Amid a pandemic, some Christmas hope

What the whole country is experiencing in these last days before Christmas has the same feel as what New Orleanians felt just before Christmas 15 years ago, less than four months after Hurricane Katrina flooded 80% of the Crescent City. There is a sense, just barely, of having survived the worst and the initial aftermath and then, finally, seeing a light in the distance.

This story starts, as most of my fondest Christmas stories start, at Trinity Episcopal School in New Orleans. Its annual Festival of Lessons and Carols service after the last day of December classes was always a thing of both warmth and of a sort of wobbly splendor that can only come when elementary schoolchildren are delivering most of the music and readings. My memories of it were so fond that I drove the two hours from Mobile, Alabama, 27 years after I graduated from Trinity just to see how the school pulled things together amid the post-Katrina squalor.

With so many homes in disrepair and so few businesses yet operating, the city had seen a mass diaspora of citizens to wherever they could find refuge: Baton Rouge, Houston, Atlanta, Florida, or wherever friends or relatives with spare living quarters could be found. School attendance was at perhaps half capacity even three months later, and some families had been split, with fathers roughing it in New Orleans, trying to keep businesses afloat, while wives and youngsters relocated to Memphis or Nashville or Dallas. Still, the Lessons and Carols service was such a beloved tradition that Trinity, short-staffed and only half-attended, went ahead with it anyway.

Of course, the service, with the children singing and bells ringing and a haunting rendition of “Silent Night” as the lights dimmed, was a joyful, tear-inducing marvel. But what I remember most was in the Parish Hall afterward, where alums and parents and children all mingled with lemonade and cookies at hand to see families that literally had just reunited that afternoon for the first time in months. Indeed, one friend of mine had arrived late to the service itself and had not wanted to disturb people to make his way to where his family sat, so it was only at the gathering afterward that he first rejoined his wife and children.

The sense, the joy-infused, faith-nurtured sense of both survival and renewal was palpable and stunningly fulfilling.
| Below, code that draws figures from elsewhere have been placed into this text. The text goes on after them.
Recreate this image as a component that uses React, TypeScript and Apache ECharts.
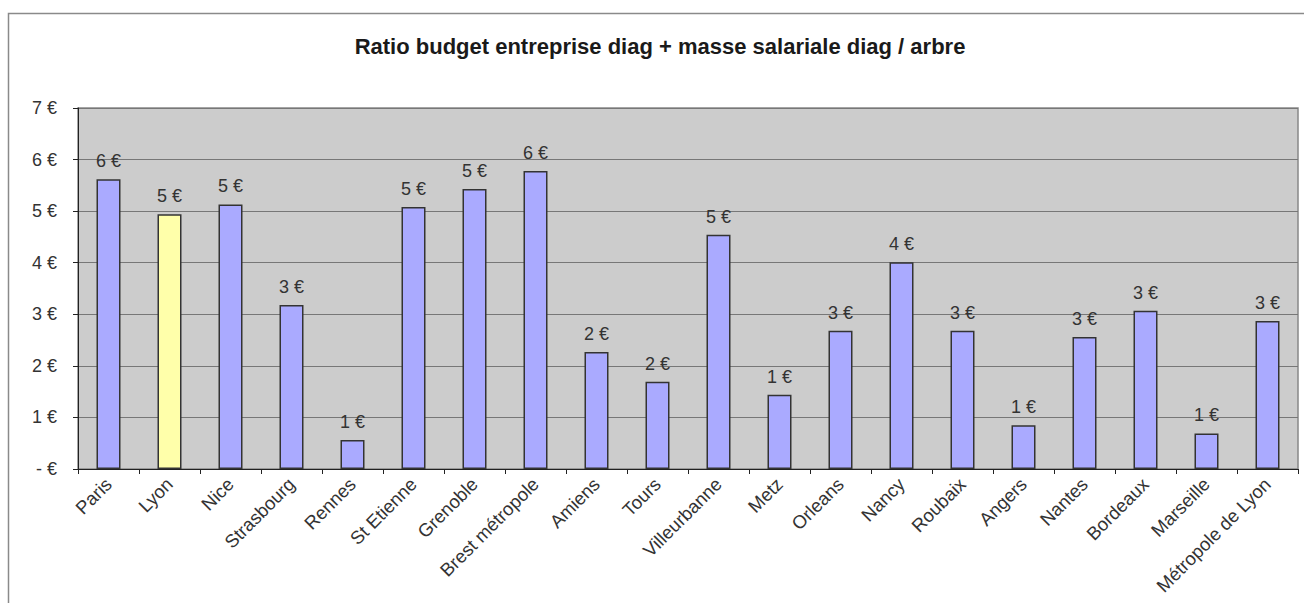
import React, { useEffect, useRef } from "react";
import * as echarts from "echarts";

const title = "Ratio budget entreprise diag + masse salariale diag / arbre";
const cities = [
  "Paris", "Lyon", "Nice", "Strasbourg", "Rennes", "St Etienne", "Grenoble",
  "Brest métropole", "Amiens", "Tours", "Villeurbanne", "Metz", "Orleans",
  "Nancy", "Roubaix", "Angers", "Nantes", "Bordeaux", "Marseille", "Métropole de Lyon",
];
const ratios = [
  5.62, 4.94, 5.13, 3.18, 0.56, 5.08, 5.43, 5.78, 2.27, 1.69, 4.54, 1.44, 2.68,
  4.01, 2.68, 0.85, 2.56, 3.07, 0.69, 2.87,
];
const highlighted = ["Lyon"];
const yTicks = [0, 1, 2, 3, 4, 5, 6, 7];

export default function App() {
  const ref = useRef<HTMLDivElement>(null);
  useEffect(() => {
    if (!ref.current) return;
    const chart = echarts.init(ref.current, null, { renderer: "svg" });
    const font = "Liberation Sans, Arial, sans-serif";
    chart.setOption({
      animation: false,
      textStyle: { fontFamily: font },
      title: {
        text: title,
        left: 655,
        textAlign: "center",
        top: 30,
        textStyle: { fontSize: 22, fontWeight: "bold", color: "#1a1a1a", fontFamily: font },
      },
      graphic: [
        {
          type: "rect",
          shape: { x: 8.5, y: 13.5, width: 1310, height: 700 },
          style: { fill: "none", stroke: "#8a8a8a", lineWidth: 1.5 },
          silent: true,
          z: -1,
        },
      ],
      grid: {
        left: 78,
        right: 6,
        top: 108,
        height: 361,
        show: true,
        backgroundColor: "#cccccc",
        borderColor: "#888888",
        borderWidth: 1.5,
      },
      xAxis: {
        type: "category",
        data: cities,
        boundaryGap: true,
        axisLine: { lineStyle: { color: "#222", width: 1 } },
        axisTick: { show: true, length: 5, alignWithLabel: false, lineStyle: { color: "#222" } },
        axisLabel: {
          rotate: 45,
          interval: 0,
          color: "#333",
          fontSize: 18.5,
          fontFamily: font,
          margin: 12,
        },
      },
      yAxis: {
        type: "value",
        min: 0,
        max: yTicks[yTicks.length - 1],
        interval: 1,
        axisLine: { show: true, lineStyle: { color: "#222", width: 1 } },
        axisTick: { show: true, length: 5, lineStyle: { color: "#222" } },
        splitLine: { show: true, lineStyle: { color: "#777777", width: 1 } },
        axisLabel: {
          color: "#333",
          fontSize: 18,
          fontFamily: font,
          margin: 21,
          formatter: (v: number) => (v === 0 ? "- €" : `${v} €`),
        },
      },
      series: [
        {
          type: "bar",
          barWidth: 24,
          data: cities.map((c, i) => ({
            value: ratios[i],
            itemStyle: {
              color: highlighted.includes(c) ? "#ffffaa" : "#aaaaff",
              borderColor: "#333",
              borderWidth: 1.5,
            },
          })),
          label: {
            show: true,
            position: "top",
            distance: 9,
            color: "#333",
            fontSize: 18,
            fontFamily: font,
            formatter: (p: any) => `${Math.round(p.value)} €`,
          },
        },
      ],
    });
    return () => chart.dispose();
  }, []);
  return (
    <div
      ref={ref}
      style={{ position: "absolute", left: 0, top: 0, width: 1304, height: 603, background: "#fff" }}
    />
  );
}
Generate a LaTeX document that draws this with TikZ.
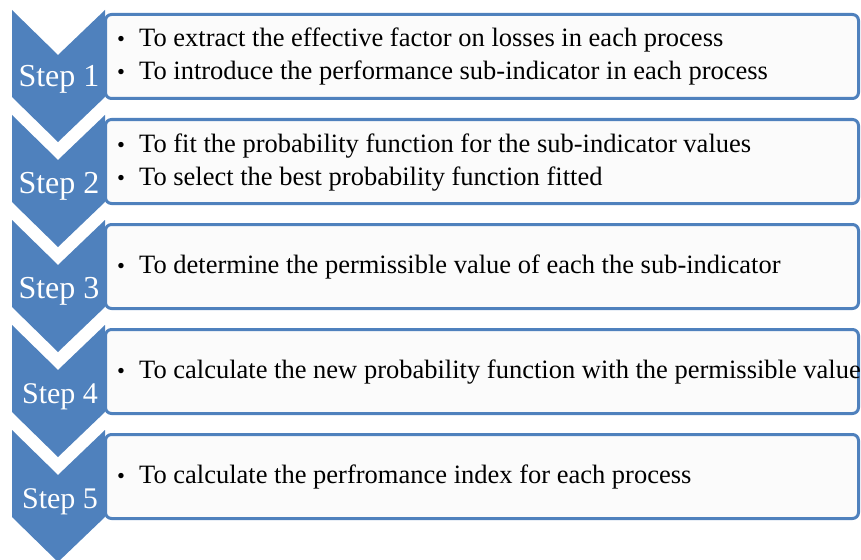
\documentclass[tikz,border=0pt]{standalone}
\usepackage{fontspec}
\setmainfont{Liberation Serif}
\usetikzlibrary{positioning}
\definecolor{stepblue}{RGB}{79,129,189}
\definecolor{boxgray}{RGB}{251,251,251}
\newcommand{\itembullet}{\makebox[23pt][l]{\hspace{1pt}\scalebox{0.85}{\textbullet}}}

\begin{document}
\begin{tikzpicture}[x=1pt, y=-1pt,
  stepbox/.style={draw=stepblue, line width=3pt, fill=boxgray, rounded corners=6pt,
    minimum width=753pt, minimum height=84pt, anchor=north west, inner sep=0pt},
  steplabel/.style={text=white, anchor=base, inner sep=0pt, font=\fontsize{32}{32}\selectfont},
  item/.style={anchor=base west, inner sep=0pt, font=\fontsize{26.5}{26.5}\selectfont}]
                        \useasboundingbox (0,0) rectangle (861,559);
                        % boxes
                        \node[stepbox] (box1) at (104,13) {};
                        \node[stepbox] (box2) at (104,118) {};
                        \node[stepbox] (box3) at (104,223) {};
                        \node[stepbox] (box4) at (104,328) {};
                        \node[stepbox] (box5) at (104,433) {};
                        % chevrons
                        \fill[stepblue]
                        (12,10) -- (58,55) -- (105,10) -- (105,97) -- (58,142) -- (12,97) -- cycle
                        (12,115) -- (58,160) -- (105,115) -- (105,202) -- (58,247) -- (12,202) -- cycle
                        (12,220) -- (58,265) -- (105,220) -- (105,307) -- (58,352) -- (12,307) -- cycle
                        (12,325) -- (58,370) -- (105,325) -- (105,412) -- (58,457) -- (12,412) -- cycle
                        (12,430) -- (58,475) -- (105,430) -- (105,517) -- (58,562) -- (12,517) -- cycle;
                        \node[steplabel] (step1) at (59,87) {Step 1};
                        \node[steplabel] (step2) at (59,193) {Step 2};
                        \node[steplabel] (step3) at (59,298) {Step 3};
                        \node[steplabel, font=\fontsize{30}{30}\selectfont] (step4) at (60,403) {Step 4};
                        \node[steplabel, font=\fontsize{30}{30}\selectfont] (step5) at (60,508) {Step 5};
                        % items
                        \node[item] (item1a) at (116,47) {\itembullet To extract the effective factor on losses in each process};
                        \node[item] (item1b) at (116,80) {\itembullet To introduce the performance sub-indicator in each process};
                        \node[item] (item2a) at (116,152) {\itembullet To fit the probability function for the sub-indicator values};
                        \node[item] (item2b) at (116,185) {\itembullet To select the best probability function fitted};
                        \node[item] (item3) at (116,273) {\itembullet To determine the permissible value of each the sub-indicator};
                        \node[item] (item4) at (116,378) {\itembullet To calculate the new probability function with the permissible value};
                        \node[item] (item5) at (116,483) {\itembullet To calculate the perfromance index for each process};
                    \end{tikzpicture}
\end{document}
Well, that’s sort of the sense that is beginning to emerge for us nationwide in these past few days as newscasts show people getting vaccine shots and Congress finally passing another coronavirus relief package. There’s a feeling that while we’re still a long way from being “back to normal,” at least we’ve turned a corner, put the worst behind us, and seen a glimmer of light.

And speaking of things glimmering and shimmering, the so-called Christmas star conjunction of Jupiter and Saturn on Monday really was wondrous. Most news articles were quick to note that many people saw it as a sign of “rebirth,” “renewal,” or even “the end of an era and the beginning of a new one.” While some of us don’t put much stock in astrology, even we are delighted at the timing of it all, with a mystical sense that it does somehow augur good things after a year of so much despair.

Which leads me back to Trinity, because it calls to mind one of the guitar hymns we sang at just one or two of those festivals of Lessons and Carols, way back when I went to school there in the 1970s. The song was called “Every Star Shall Sing a Carol,” and it invited “every star and every planet, every creature high and low [to] come and praise the king of heaven by whatever name you know.”

The solstice has passed. The days, once again, are lengthening. Hope is returning. Indeed, perhaps hope is the name we need to know this year. Hope for a better year to come. Hope for better politics, better personal relationships, and, of course, hope for better health. For Christians, our savior is our hope.

At Trinity, at each year’s Lessons and Carols service, the students took up an offering, and the student council would have voted to choose three or four charities to which the proceeds would go. Every single year, for decades, one of those charities was an orphanage in Pusan, Korea, (the backstory to that is a long one) called the Village of Good Hope, and almost every year, another of the recipients was a New Orleans charity called Hope House. Hope abroad and hope at home. Hope for the world and joy to the world, for good-willed people of all faiths, hurricanes or pandemics notwithstanding.

Bright, starlit carols of hope and joy.